Chrysler has officially ended production of the Dodge Caliber, the company said last week, ending the line's rocky run and paving the way for the Fiat SpA-designed Dodge Dart.

It's a good, probably overdue decision on their end, said Ivan Drury, an analyst for Edmunds.com, in a phone interview with the International Business Times on Tuesday.

Chrysler put to end a vehicle that had existed only five years. In 2006, the company introduced the Caliber to take over the spot of the discontinued Dodge Neon, and it quickly became an object of almost universal panning by automotive critics.

They compared it to...well, what could they compare it to?

It really defied segments, Drury said. It makes it difficult for the consumer to compare with something else. And that makes it easy to skip for a lot of people.

In the end, it will only be compared to other failed experiments by the Big Three United States automakers in Detroit -- Ford and General Motors along with Chrysler.

The list includes such failed lines as the Chevrolet Cobalt, a compact car for which GM ended production in 2010 to make way for the Chevrolet Cruze. It also includes, in Drury's opinion, the Ford Flex, which is being refreshed and redesigned for its 2013 version. The Ford Flex is another that has never quite fit perfectly along segment lines, as something of a cross between car, truck and SUV.

Drury said he thinks that in the Caliber's case, Chrysler made the right move in discontinuation instead of attempting to redesign and remodel.

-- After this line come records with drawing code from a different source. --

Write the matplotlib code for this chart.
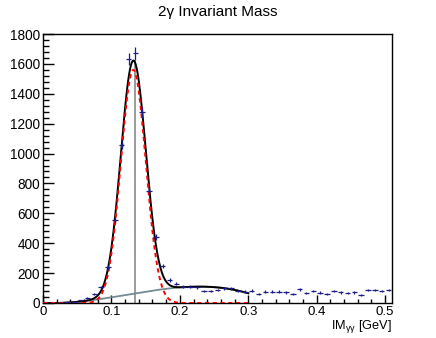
#!/usr/bin/env python3
"""2-photon invariant mass histogram with Gaussian + polynomial background fit."""

import matplotlib
matplotlib.use("Agg")
import matplotlib.pyplot as plt
import numpy as np
from matplotlib.ticker import MultipleLocator

plt.rcParams["font.family"] = ["Liberation Sans", "DejaVu Sans"]
plt.rcParams["mathtext.fontset"] = "custom"
plt.rcParams["mathtext.rm"] = "Liberation Sans"
plt.rcParams["mathtext.it"] = "Liberation Sans"

# ── Data ──────────────────────────────────────────────────────────────────────

BIN_CENTERS = [
    0.025, 0.035, 0.045, 0.055, 0.065, 0.075, 0.085, 0.095, 0.105, 0.115,
    0.125, 0.135, 0.145, 0.155, 0.165, 0.175, 0.185, 0.195, 0.205, 0.215,
    0.225, 0.235, 0.245, 0.255, 0.265, 0.275, 0.285, 0.295, 0.305, 0.315,
    0.325, 0.335, 0.345, 0.355, 0.365, 0.375, 0.385, 0.395, 0.405, 0.415,
    0.425, 0.435, 0.445, 0.455, 0.465, 0.475, 0.485, 0.495, 0.505,
]
COUNTS = [
    3, 6, 10, 18, 33, 60, 105, 238, 558, 1060,
    1630, 1670, 1275, 748, 440, 248, 155, 130, 108, 109,
    105, 80, 80, 87, 100, 98, 80, 75, 82, 60,
    75, 75, 75, 71, 60, 91, 65, 80, 69, 58,
    80, 71, 65, 71, 53, 87, 87, 80, 87,
]

# fit results: gaussian signal + cubic background
GAUS_AMP = 1560.0
GAUS_MEAN = 0.1320
GAUS_SIGMA = 0.0182
BKG_COEFFS = [-22470.0, 8223.1, -233.15, 1.553]   # highest power first
FIT_RANGE = (0.0, 0.30)
BKG_START = 0.02

PI0_MASS = 0.135
PI0_LINE_TOP = 1620

# ── Plot ──────────────────────────────────────────────────────────────────────

fig = plt.figure(figsize=(4.36, 3.38), dpi=100)
ax = fig.add_axes([43 / 436, 1 - 303 / 338, 349 / 436, 269 / 338])

x = np.array(BIN_CENTERS)
y = np.array(COUNTS, dtype=float)
ax.errorbar(x, y, xerr=0.004, yerr=np.sqrt(y), fmt="none",
            ecolor="#1c1c88", elinewidth=0.9, capsize=0, zorder=4)

xs = np.linspace(*FIT_RANGE, 400)
sig = GAUS_AMP * np.exp(-0.5 * ((xs - GAUS_MEAN) / GAUS_SIGMA) ** 2)
bkg = np.polyval(BKG_COEFFS, xs)
xb = xs[xs >= BKG_START]
ax.plot(xb, np.polyval(BKG_COEFFS, xb), color="#738c94", lw=1.3, zorder=2)
ax.plot(xs, sig + np.clip(bkg, 0, None), color="black", lw=1.4, zorder=3)
ax.plot(xs, sig, color="red", lw=1.4, ls=(0, (2.2, 1.8)), zorder=3)

ax.plot([PI0_MASS, PI0_MASS], [0, PI0_LINE_TOP], color="#808080", lw=1.1, zorder=1)

ax.set_xlim(0, 0.51)
ax.set_ylim(0, 1800)
ax.xaxis.set_major_locator(MultipleLocator(0.1))
ax.xaxis.set_minor_locator(MultipleLocator(0.02))
ax.yaxis.set_major_locator(MultipleLocator(200))
ax.yaxis.set_minor_locator(MultipleLocator(40))
ax.xaxis.set_major_formatter(plt.FuncFormatter(lambda v, p: f"{v:g}"))

ax.tick_params(axis="both", which="both", direction="in", labelsize=9.8,
               top=False, right=False, width=1)
ax.tick_params(axis="x", which="major", length=6, pad=2.5, labelsize=9.5)
ax.tick_params(axis="x", which="minor", length=3)
ax.tick_params(axis="y", which="major", length=8, pad=2)
ax.tick_params(axis="y", which="minor", length=4)
for s in ax.spines.values():
    s.set_linewidth(1)

ax.set_xlabel(r"IM$_{\mathregular{γγ}}$ [GeV]", fontsize=9.2, loc="right", labelpad=0)
fig.suptitle("2γ Invariant Mass", fontsize=11, y=0.985)

fig.savefig("out.png", dpi=100)
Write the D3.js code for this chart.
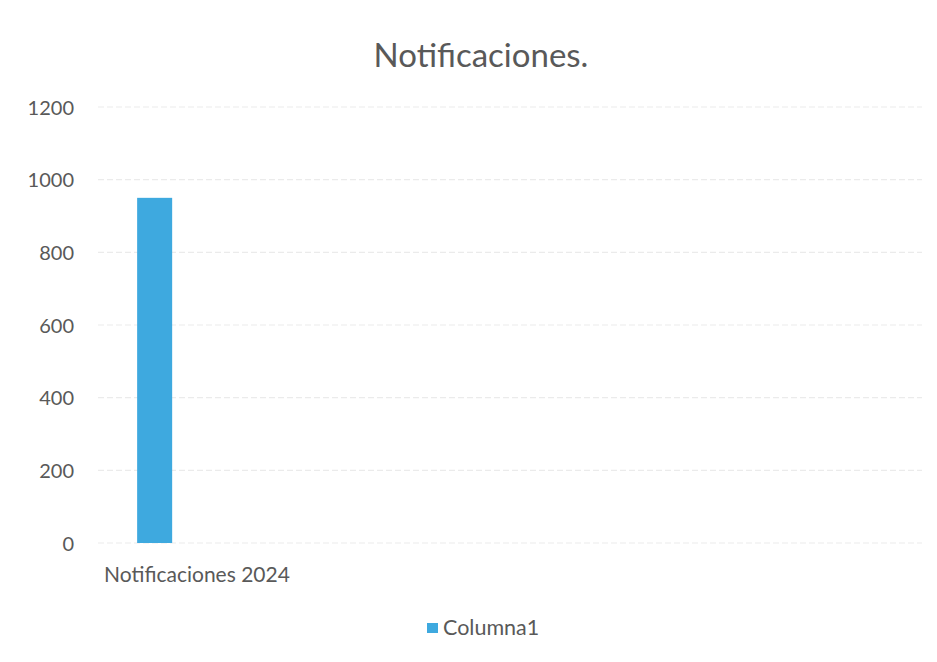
<!DOCTYPE html>
<html>
<head>
<meta charset="utf-8">
<script src="https://cdn.jsdelivr.net/npm/d3@7"></script>
<style>
  body { margin: 0; background: #fff; }
  text { font-family: Lato, "Liberation Sans", sans-serif; fill: #595959; }
</style>
</head>
<body>
<svg id="chart" width="937" height="662"></svg>
<script>
// ---- data ----
const title = "Notificaciones.";
const categories = ["Notificaciones 2024"];
const seriesNames = ["Columna1"];
const values = [950];
const yTicks = [0, 200, 400, 600, 800, 1000, 1200];

// ---- layout ----
const width = 937, height = 662;
const margin = { top: 107, right: 15, bottom: 119, left: 98 };
const slotCount = 4; // category slots on the axis
const barColor = "#3ea9df";

const svg = d3.select("#chart");
const plotW = width - margin.left - margin.right;
const plotH = height - margin.top - margin.bottom;
const g = svg.append("g").attr("transform", `translate(${margin.left},${margin.top})`);

const x = d3.scaleBand()
  .domain(d3.range(slotCount))
  .range([0, plotW]);

const y = d3.scaleLinear()
  .domain([0, 1200])
  .range([plotH, 0]);

// Gridlines
g.append("g")
  .selectAll("line")
  .data(yTicks)
  .join("line")
  .attr("x1", 0)
  .attr("x2", plotW)
  .attr("y1", d => y(d))
  .attr("y2", d => y(d))
  .attr("stroke", "#ebebeb")
  .attr("stroke-width", 1.2)
  .attr("stroke-dasharray", "6,3");

// Y axis labels
const yAxis = g.append("g")
  .call(d3.axisLeft(y).tickValues(yTicks).tickFormat(d3.format("d")).tickSize(0).tickPadding(24));
yAxis.select(".domain").remove();
yAxis.selectAll("text")
  .attr("font-size", "20px")
  .attr("dy", "0.36em")
  .style("fill", "#595959")
  .style("font-family", "Lato, 'Liberation Sans', sans-serif");

// Bars
const bw = x.bandwidth();
g.append("g")
  .selectAll("rect")
  .data(values)
  .join("rect")
  .attr("x", (d, i) => x(i) + bw * 0.19)
  .attr("width", bw * 0.17)
  .attr("y", d => y(d))
  .attr("height", d => y(0) - y(d))
  .attr("fill", barColor);

// Category labels
g.append("g")
  .selectAll("text")
  .data(categories)
  .join("text")
  .attr("x", (d, i) => x(i) + bw / 2 - 4)
  .attr("y", plotH + 39)
  .attr("text-anchor", "middle")
  .attr("font-size", "21px")
  .text(d => d);

// Title
svg.append("text")
  .attr("x", 481)
  .attr("y", 67)
  .attr("text-anchor", "middle")
  .attr("font-size", "33px")
  .text(title);

// Legend
const legend = svg.append("g")
  .attr("transform", "translate(427, 628)");
legend.selectAll("rect")
  .data(seriesNames)
  .join("rect")
  .attr("x", 0)
  .attr("y", -5)
  .attr("width", 11)
  .attr("height", 10)
  .attr("fill", barColor);
legend.selectAll("text")
  .data(seriesNames)
  .join("text")
  .attr("x", 16)
  .attr("y", 7)
  .attr("font-size", "21.5px")
  .text(d => d);
</script>
</body>
</html>
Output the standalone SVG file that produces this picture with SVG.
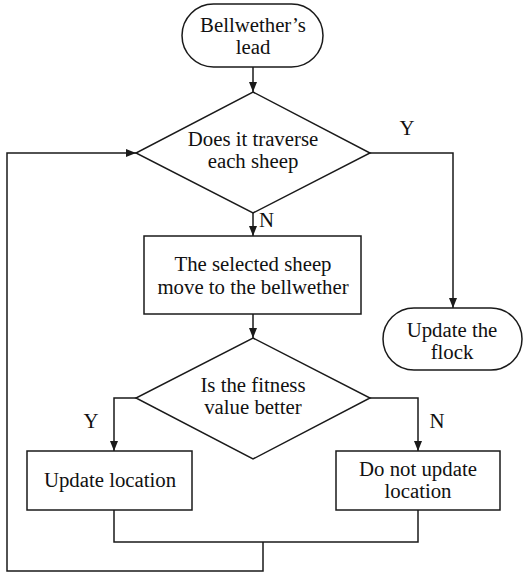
<svg xmlns="http://www.w3.org/2000/svg" width="525" height="582" viewBox="0 0 525 582">
<style>
.s{fill:#fff;stroke:#1a1a1a;stroke-width:1.5}
.c{fill:none;stroke:#1a1a1a;stroke-width:1.5}
.t{font-family:'Liberation Serif','Times New Roman','DejaVu Serif',serif;font-size:20.8px;fill:#111;text-anchor:middle}
.l{text-anchor:start}
</style>
<defs>
<marker id="a" viewBox="0 0 10 8" refX="10" refY="4" markerWidth="10" markerHeight="8" markerUnits="userSpaceOnUse" orient="auto">
<path d="M0,0 L10,4 L0,8 Z" fill="#1a1a1a"/>
</marker>
</defs>
<rect width="525" height="582" fill="#fff"/>
<g id="connectors">
<path class="c" d="M253,67 V92" marker-end="url(#a)"/>
<path class="c" d="M253,213 V236" marker-end="url(#a)"/>
<path class="c" d="M370,153 H453 V308" marker-end="url(#a)"/>
<path class="c" d="M253,314 V338" marker-end="url(#a)"/>
<path class="c" d="M136,398 H114 V451" marker-end="url(#a)"/>
<path class="c" d="M370,398 H418 V451" marker-end="url(#a)"/>
<path class="c" d="M114,510 V542 H418 V510"/>
<path class="c" d="M263,542 V571 H7 V153 H136" marker-end="url(#a)"/>
<text class="t" x="407" y="135">Y</text>
<text class="t l" x="259" y="227">N</text>
<text class="t" x="91" y="428">Y</text>
<text class="t" x="437" y="428">N</text>
</g>
<g id="start">
<rect class="s" x="182" y="4" width="141" height="63" rx="31.5"/>
<text class="t" x="253" y="32">Bellwether’s</text>
<text class="t" x="253" y="54">lead</text>
</g>
<g id="traverse">
<path class="s" d="M253,92 L370,153 L253,213 L136,153 Z"/>
<text class="t" x="253" y="146">Does it traverse</text>
<text class="t" x="253" y="168">each sheep</text>
</g>
<g id="move">
<rect class="s" x="144" y="236" width="217" height="78"/>
<text class="t" x="253" y="271">The selected sheep</text>
<text class="t" x="253" y="294">move to the bellwether</text>
</g>
<g id="fitness">
<path class="s" d="M253,338 L370,398 L253,459 L136,398 Z"/>
<text class="t" x="253" y="392">Is the fitness</text>
<text class="t" x="253" y="414">value better</text>
</g>
<g id="update">
<rect class="s" x="27" y="451" width="165" height="59"/>
<text class="t" x="110" y="487">Update location</text>
</g>
<g id="noupdate">
<rect class="s" x="336" y="451" width="164" height="59"/>
<text class="t" x="418" y="476">Do not update</text>
<text class="t" x="418" y="498">location</text>
</g>
<g id="flock">
<rect class="s" x="383" y="308" width="139" height="62" rx="31"/>
<text class="t" x="452" y="337">Update the</text>
<text class="t" x="452" y="359">flock</text>
</g>
</svg>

Instead of continuing the life cycle or trying to redesign, sometimes the best thing is to remove it from your lineup, Drury said. The vehicle hasn't been too competitive in its segment and it really defied segments.

In its place, Chrysler will produce the Dodge Dart, the heavily anticipated compact that will debut next month at the 2012 North American International Auto Show in Detroit on Jan. 9. Chrysler built nearly 3.3. million Darts in the U.S. from 1960 to 1976, but it was discontinued.

This Dart isn't a retro version, though. It is largely designed by Italian company Fiat SpA, which owns Chrysler. The compact car features a sleek design, digital displays, and an aggressive exterior somewhat reminiscent of the Dodge Charger.

Chrysler is looking to build on what has arguably been its best year since 2007. In November, the company posted sales of about 107,000 vehicles, according to Edmunds.com. That marked a near 45 percent increase from the prior year.

Chrysler has recovered quite well since hitting near-rock bottom in 2009. The test on whether they can build on that recovery and be a player in the future, said IHS Automotive analyst Aaron Bragman, is whether Fiat-inspired products like the Dart can succeed.

That'll be a real test to see where they can go, Bragman said in a phone interview with IBTimes. They've recovered. They've survived. They're doing well. Now we're starting to see products that will determine whether Chrysler has a future.